2009 erhielt die brasilianische Firma CCX von Eike Batista eine Konzession um die potentiellen Kohlevorräte zu erkunden, und es war ursprünglich die Rede von Reserven über 110 Millionen Tonnen zwischen den Gemeinden Fonseca, Distracción und San Juan del Cesar. 2011 erhielt das Projekt von Eike Batista schon die Umweltlizenz von der ANLA, mitten in heftigen Protesten der Gemeinschaften die beklagten, nicht über das Projekt informiert worden zu sein. Die afrokolumbianischen Gemeinschaften begannen sich dann zu organisieren und beantragten ihre Anerkennung als Gemeinschaftsräte (Consejos Comunitarios) beim Innenministerium. 2014 wurde so z.B. der Consejo Comunitario Los Negros de Cañaverales gesetzlich anerkannt. Das Projekt von Eike Batista scheiterte, weil seine Firma im Korruptionsskandal Lava Jato Konkurs ging. 2017 kaufte Yildirim Holding die Minentitel, verlor dabei aber die Umweltlizenz die CCX erhalten hatte. Ob und wie schnell das Minenprojekt der türkischen BCC starten kann, hängt teilweise davon ab, wie die vorgängige Anhörung in Cañaverales abläuft und was die Mitglieder der Gemeinschaft beschliessen. Trotz einer Ablehnung der Gemeinschaft kann das ANLA die Umweltlizenz erteilen, solange belegt ist, dass ein offener Dialog möglich war und Alternativen aufgezeigt wurden.

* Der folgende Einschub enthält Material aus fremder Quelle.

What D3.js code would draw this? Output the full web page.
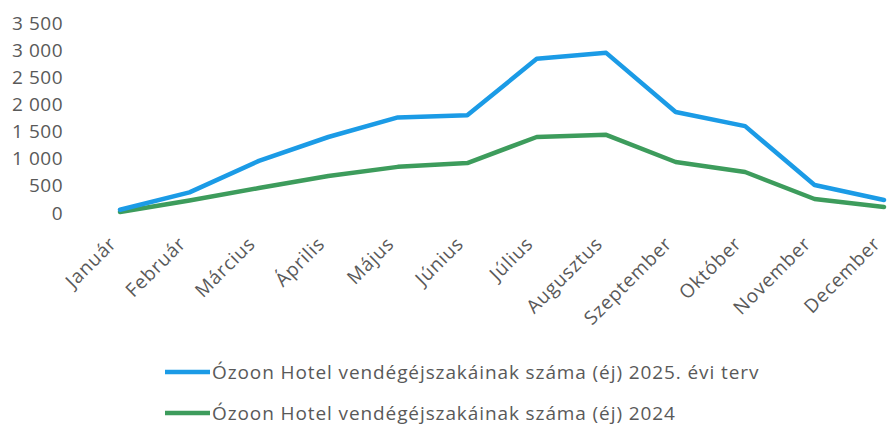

Auf der Webseite von Yildirim ist zu lesen, dass BCC in der Guajira thermische Kohle produzieren wolle, was Jobs und Synergien mit Yildirim Energy schaffe. In den drei Projekten gebe es 714 Millionen Tonnen Kohle. Cañaverales sei das Tagebau-Startprojekt, während San Juan und Papayal vielversprechende Untertagminen seien. Die jährliche Kohleproduktion werde auf über 35 Millionen Tonnen steigen, und das Projekt verfüge über eine eigene Eisenbahnlinie und einen eigenen Hafen. Die Kohle sei für den europäischen Bedarf von hervorragender Qualität. Das tönt doch ziemlich anders und grösser als der lokale Umweltmanager von BCC in Cañaverales sagte. Dieses Bergbaubeispiel zeigt einerseits auf, wie stark die Informationen, die Gemeinschaften in den Konsultationen erhalten, manipuliert sind, und welch negative Rolle staatliche Institutionen spielen, die eigentlich die Rechte der Bevölkerung schützen sollten. Es gibt unzählige Beispiele, wo die Direktion für ethnische Belange und für vorgängige Konsultation des Innenministeriums die Präsenz von ethnischen Gemeinschaften wider besseres Wissen verneint oder den Prozess sonst zu Gunsten des Unternehmens führt. Der Kampf der Gemeinschaften um ihre Rechte wird zu zusätzlich erschwert.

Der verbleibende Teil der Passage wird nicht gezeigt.